Requirements: Word for word, copy all the data and drop the pictures.

#### Data rows ####

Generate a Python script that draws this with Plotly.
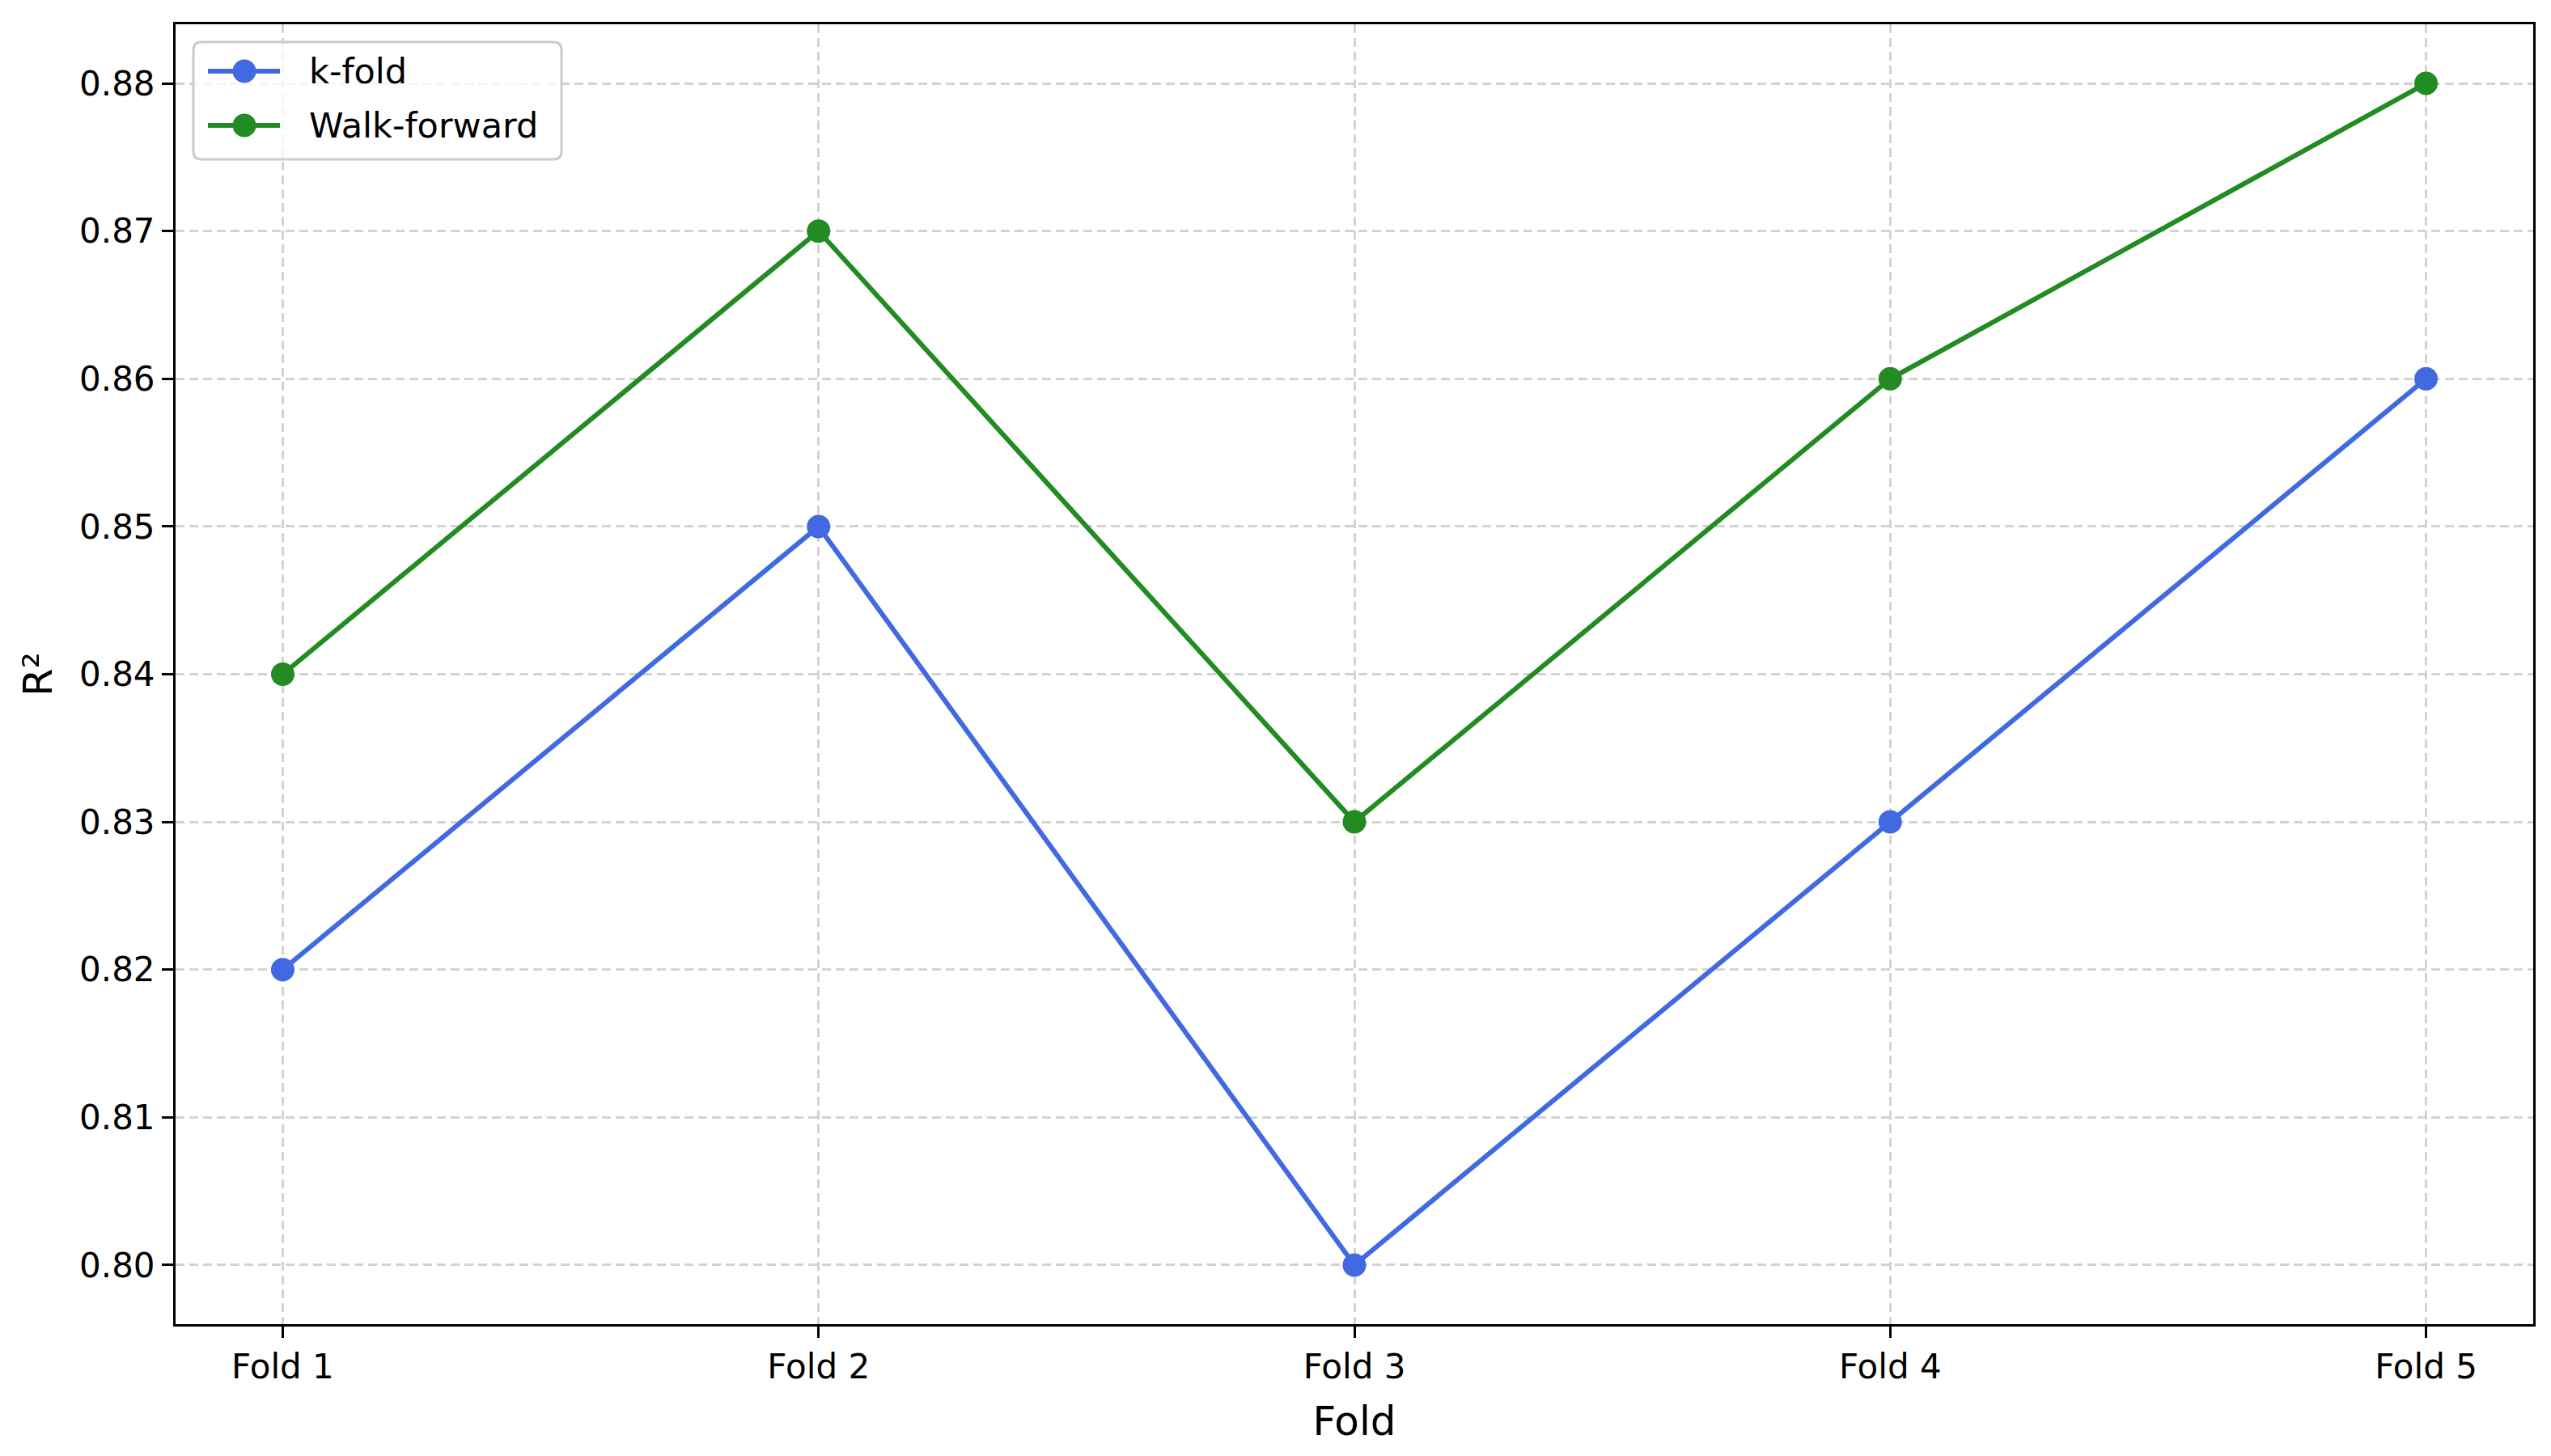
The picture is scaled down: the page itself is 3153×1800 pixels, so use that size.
import plotly.graph_objects as go

folds = ["Fold 1", "Fold 2", "Fold 3", "Fold 4", "Fold 5"]
kfold_r2 = [0.82, 0.85, 0.80, 0.83, 0.86]
walk_forward_r2 = [0.84, 0.87, 0.83, 0.86, 0.88]
y_ticks = [0.80, 0.81, 0.82, 0.83, 0.84, 0.85, 0.86, 0.87, 0.88]

series_names = ["k-fold", "Walk-forward"]
series_colors = ["#4169E1", "#228B22"]

FONT = "DejaVu Sans"

# Intended plot-area position in the photographed image (pixels)
IMG_L, IMG_T, IMG_R, IMG_B = 217, 30, 3131, 1637
PW, PH = IMG_R - IMG_L, IMG_B - IMG_T
SHIFT = 8  # page offset of the figure inside the browser


def px(x):
    return (x - IMG_L) / PW


def py(y):
    return (IMG_B - y) / PH


fig = go.Figure()
for name, vals, col in zip(series_names, [kfold_r2, walk_forward_r2], series_colors):
    fig.add_trace(go.Scatter(
        x=list(range(len(folds))), y=vals, mode="lines+markers", name=name,
        line=dict(color=col, width=6),
        marker=dict(color=col, size=29),
        showlegend=False,
    ))

# Legend drawn as a matplotlib-style rounded box
bx0, by0, bx1, by1, rad = 239, 52, 694, 197, 10
rx, ry = rad / PW, rad / PH
X0, X1, Y0, Y1 = px(bx0), px(bx1), py(by1), py(by0)
path = (f"M {X0+rx},{Y1} L {X1-rx},{Y1} Q {X1},{Y1} {X1},{Y1-ry} "
        f"L {X1},{Y0+ry} Q {X1},{Y0} {X1-rx},{Y0} L {X0+rx},{Y0} "
        f"Q {X0},{Y0} {X0},{Y0+ry} L {X0},{Y1-ry} Q {X0},{Y1} {X0+rx},{Y1} Z")
shapes = [dict(type="path", xref="paper", yref="paper", path=path,
               fillcolor="rgba(255,255,255,0.8)", line=dict(color="#cccccc", width=3),
               layer="above")]
annotations = []
rows = [88, 155]
for name, col, ry_img in zip(series_names, series_colors, rows):
    shapes.append(dict(type="line", xref="paper", yref="paper",
                       x0=px(257), x1=px(346), y0=py(ry_img), y1=py(ry_img),
                       line=dict(color=col, width=6), layer="above"))
    r = 14.5
    shapes.append(dict(type="circle", xref="paper", yref="paper",
                       x0=px(302 - r), x1=px(302 + r), y0=py(ry_img + r), y1=py(ry_img - r),
                       fillcolor=col, line=dict(color=col, width=0), layer="above"))
    annotations.append(dict(xref="paper", yref="paper", x=px(380), y=py(ry_img),
                            xanchor="left", yanchor="middle", showarrow=False,
                            text=name, font=dict(family=FONT, size=43, color="black")))

axis_common = dict(
    showline=True, linecolor="black", linewidth=3, mirror=True,
    ticks="outside", ticklen=14, tickwidth=3, tickcolor="black",
    showgrid=True, gridcolor="#d3d3d3", gridwidth=3, griddash="11px,6px",
    zeroline=False,
    tickfont=dict(family=FONT, size=42, color="black"),
)

fig.update_layout(
    width=3153, height=1800,
    margin=dict(l=IMG_L - SHIFT, r=3153 - IMG_R + SHIFT, t=IMG_T - SHIFT, b=1800 - IMG_B + SHIFT),
    paper_bgcolor="white", plot_bgcolor="white",
    font=dict(family=FONT, size=42, color="black"),
    showlegend=False,
    shapes=shapes,
    annotations=annotations,
    xaxis=dict(
        **axis_common,
        range=[-0.2, 4.2],
        tickmode="array", tickvals=list(range(len(folds))), ticktext=folds,
        title=dict(text="Fold", font=dict(family=FONT, size=50, color="black"), standoff=26),
    ),
    yaxis=dict(
        **axis_common,
        range=[0.796, 0.884],
        tickmode="array", tickvals=y_ticks, ticktext=[f"{v:.2f}" for v in y_ticks],
        title=dict(text="R²", font=dict(family=FONT, size=50, color="black"), standoff=18),
    ),
)

fig.write_html("out.html")
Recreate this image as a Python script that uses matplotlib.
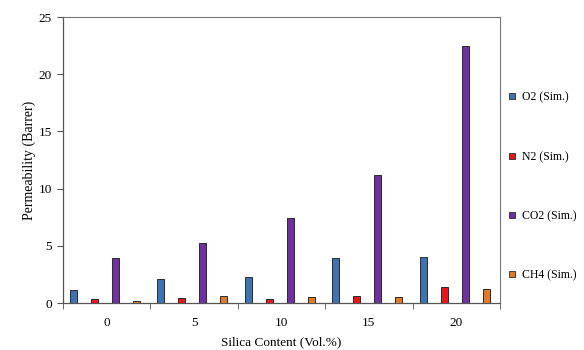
import matplotlib
matplotlib.use("Agg")
import matplotlib.pyplot as plt
from matplotlib.lines import Line2D
import numpy as np

categories = ["0", "5", "10", "15", "20"]
series = ["O2 (Sim.)", "N2 (Sim.)", "CO2 (Sim.)", "CH4 (Sim.)"]
o2 = [1.17, 2.07, 2.31, 3.93, 4.06]
n2 = [0.32, 0.44, 0.38, 0.61, 1.43]
co2 = [3.93, 5.22, 7.4, 11.2, 22.46]
ch4 = [0.17, 0.59, 0.52, 0.52, 1.26]
values = [o2, n2, co2, ch4]
colors = ["#3f72b0", "#e8151f", "#7030a0", "#e07a26"]

plt.rcParams['font.family'] = ['Liberation Serif', 'DejaVu Serif']

fig = plt.figure(figsize=(5.84, 3.5), dpi=100)
ax = fig.add_axes([63/584, 1-303/350, (500-63)/584, (303-17)/350])

x = np.arange(len(categories))
w = 0.08
offsets = [-0.38, -0.14, 0.10, 0.34]
for vals, c, off, lab in zip(values, colors, offsets, series):
    ax.bar(x + off, vals, width=w, color=c, edgecolor="#2a2a2a", linewidth=0.7, label=lab, zorder=3)
    # empty companion series drawn as flat baseline segment
    ax.bar(x + off + w, np.zeros(len(x)), width=w, color=c, edgecolor="#2a2a2a", linewidth=0.7, zorder=3)

ax.set_xlim(-0.5, len(categories) - 0.5)
ax.set_ylim(0, 25)
ax.set_yticks([0, 5, 10, 15, 20, 25])
ax.set_xticks(x)
ax.set_xticklabels(categories)
ax.set_xticks(np.arange(-0.5, len(categories), 1.0), minor=True)
ax.tick_params(axis='x', which='major', length=0, pad=10, labelsize=9.5)
ax.tick_params(axis='x', which='minor', length=4, color="#555555")
ax.tick_params(axis='y', length=4, color="#555555", labelsize=9.5, pad=4)

for s in ["top", "right"]:
    ax.spines[s].set_color("#777777")
    ax.spines[s].set_linewidth(0.8)
for s in ["left", "bottom"]:
    ax.spines[s].set_color("#555555")
    ax.spines[s].set_linewidth(0.9)

ax.set_ylabel("Permeability (Barrer)", fontsize=10, labelpad=2)
ax.set_xlabel("Silica Content (Vol.%)", fontsize=9.5, labelpad=5.5)

handles = [Line2D([0], [0], marker='s', linestyle='none', markersize=5,
                  markerfacecolor=c, markeredgecolor="#2a2a2a", markeredgewidth=0.6) for c in colors]
fig.legend(handles, series, loc='upper left', bbox_to_anchor=(497/584, 1-81/350),
           frameon=False, fontsize=8.5, labelspacing=4.0, handlelength=0.8, handletextpad=0.4)

fig.savefig("out.png", dpi=100)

####

Solution to this exercise:
Generate a Python script that draws this with Plotly.
The picture is scaled down: the page itself is 3153×1800 pixels, so use that size.
import plotly.graph_objects as go

folds = ["Fold 1", "Fold 2", "Fold 3", "Fold 4", "Fold 5"]
kfold_r2 = [0.82, 0.85, 0.80, 0.83, 0.86]
walk_forward_r2 = [0.84, 0.87, 0.83, 0.86, 0.88]
y_ticks = [0.80, 0.81, 0.82, 0.83, 0.84, 0.85, 0.86, 0.87, 0.88]

series_names = ["k-fold", "Walk-forward"]
series_colors = ["#4169E1", "#228B22"]

FONT = "DejaVu Sans"

# Intended plot-area position in the photographed image (pixels)
IMG_L, IMG_T, IMG_R, IMG_B = 217, 30, 3131, 1637
PW, PH = IMG_R - IMG_L, IMG_B - IMG_T
SHIFT = 8  # page offset of the figure inside the browser


def px(x):
    return (x - IMG_L) / PW


def py(y):
    return (IMG_B - y) / PH


fig = go.Figure()
for name, vals, col in zip(series_names, [kfold_r2, walk_forward_r2], series_colors):
    fig.add_trace(go.Scatter(
        x=list(range(len(folds))), y=vals, mode="lines+markers", name=name,
        line=dict(color=col, width=6),
        marker=dict(color=col, size=29),
        showlegend=False,
    ))

# Legend drawn as a matplotlib-style rounded box
bx0, by0, bx1, by1, rad = 239, 52, 694, 197, 10
rx, ry = rad / PW, rad / PH
X0, X1, Y0, Y1 = px(bx0), px(bx1), py(by1), py(by0)
path = (f"M {X0+rx},{Y1} L {X1-rx},{Y1} Q {X1},{Y1} {X1},{Y1-ry} "
        f"L {X1},{Y0+ry} Q {X1},{Y0} {X1-rx},{Y0} L {X0+rx},{Y0} "
        f"Q {X0},{Y0} {X0},{Y0+ry} L {X0},{Y1-ry} Q {X0},{Y1} {X0+rx},{Y1} Z")
shapes = [dict(type="path", xref="paper", yref="paper", path=path,
               fillcolor="rgba(255,255,255,0.8)", line=dict(color="#cccccc", width=3),
               layer="above")]
annotations = []
rows = [88, 155]
for name, col, ry_img in zip(series_names, series_colors, rows):
    shapes.append(dict(type="line", xref="paper", yref="paper",
                       x0=px(257), x1=px(346), y0=py(ry_img), y1=py(ry_img),
                       line=dict(color=col, width=6), layer="above"))
    r = 14.5
    shapes.append(dict(type="circle", xref="paper", yref="paper",
                       x0=px(302 - r), x1=px(302 + r), y0=py(ry_img + r), y1=py(ry_img - r),
                       fillcolor=col, line=dict(color=col, width=0), layer="above"))
    annotations.append(dict(xref="paper", yref="paper", x=px(380), y=py(ry_img),
                            xanchor="left", yanchor="middle", showarrow=False,
                            text=name, font=dict(family=FONT, size=43, color="black")))

axis_common = dict(
    showline=True, linecolor="black", linewidth=3, mirror=True,
    ticks="outside", ticklen=14, tickwidth=3, tickcolor="black",
    showgrid=True, gridcolor="#d3d3d3", gridwidth=3, griddash="11px,6px",
    zeroline=False,
    tickfont=dict(family=FONT, size=42, color="black"),
)

fig.update_layout(
    width=3153, height=1800,
    margin=dict(l=IMG_L - SHIFT, r=3153 - IMG_R + SHIFT, t=IMG_T - SHIFT, b=1800 - IMG_B + SHIFT),
    paper_bgcolor="white", plot_bgcolor="white",
    font=dict(family=FONT, size=42, color="black"),
    showlegend=False,
    shapes=shapes,
    annotations=annotations,
    xaxis=dict(
        **axis_common,
        range=[-0.2, 4.2],
        tickmode="array", tickvals=list(range(len(folds))), ticktext=folds,
        title=dict(text="Fold", font=dict(family=FONT, size=50, color="black"), standoff=26),
    ),
    yaxis=dict(
        **axis_common,
        range=[0.796, 0.884],
        tickmode="array", tickvals=y_ticks, ticktext=[f"{v:.2f}" for v in y_ticks],
        title=dict(text="R²", font=dict(family=FONT, size=50, color="black"), standoff=18),
    ),
)

fig.write_html("out.html")
Recreate this image as a Python script that uses matplotlib.
import matplotlib
matplotlib.use("Agg")
import matplotlib.pyplot as plt
from matplotlib.lines import Line2D
import numpy as np

categories = ["0", "5", "10", "15", "20"]
series = ["O2 (Sim.)", "N2 (Sim.)", "CO2 (Sim.)", "CH4 (Sim.)"]
o2 = [1.17, 2.07, 2.31, 3.93, 4.06]
n2 = [0.32, 0.44, 0.38, 0.61, 1.43]
co2 = [3.93, 5.22, 7.4, 11.2, 22.46]
ch4 = [0.17, 0.59, 0.52, 0.52, 1.26]
values = [o2, n2, co2, ch4]
colors = ["#3f72b0", "#e8151f", "#7030a0", "#e07a26"]

plt.rcParams['font.family'] = ['Liberation Serif', 'DejaVu Serif']

fig = plt.figure(figsize=(5.84, 3.5), dpi=100)
ax = fig.add_axes([63/584, 1-303/350, (500-63)/584, (303-17)/350])

x = np.arange(len(categories))
w = 0.08
offsets = [-0.38, -0.14, 0.10, 0.34]
for vals, c, off, lab in zip(values, colors, offsets, series):
    ax.bar(x + off, vals, width=w, color=c, edgecolor="#2a2a2a", linewidth=0.7, label=lab, zorder=3)
    # empty companion series drawn as flat baseline segment
    ax.bar(x + off + w, np.zeros(len(x)), width=w, color=c, edgecolor="#2a2a2a", linewidth=0.7, zorder=3)

ax.set_xlim(-0.5, len(categories) - 0.5)
ax.set_ylim(0, 25)
ax.set_yticks([0, 5, 10, 15, 20, 25])
ax.set_xticks(x)
ax.set_xticklabels(categories)
ax.set_xticks(np.arange(-0.5, len(categories), 1.0), minor=True)
ax.tick_params(axis='x', which='major', length=0, pad=10, labelsize=9.5)
ax.tick_params(axis='x', which='minor', length=4, color="#555555")
ax.tick_params(axis='y', length=4, color="#555555", labelsize=9.5, pad=4)

for s in ["top", "right"]:
    ax.spines[s].set_color("#777777")
    ax.spines[s].set_linewidth(0.8)
for s in ["left", "bottom"]:
    ax.spines[s].set_color("#555555")
    ax.spines[s].set_linewidth(0.9)

ax.set_ylabel("Permeability (Barrer)", fontsize=10, labelpad=2)
ax.set_xlabel("Silica Content (Vol.%)", fontsize=9.5, labelpad=5.5)

handles = [Line2D([0], [0], marker='s', linestyle='none', markersize=5,
                  markerfacecolor=c, markeredgecolor="#2a2a2a", markeredgewidth=0.6) for c in colors]
fig.legend(handles, series, loc='upper left', bbox_to_anchor=(497/584, 1-81/350),
           frameon=False, fontsize=8.5, labelspacing=4.0, handlelength=0.8, handletextpad=0.4)

fig.savefig("out.png", dpi=100)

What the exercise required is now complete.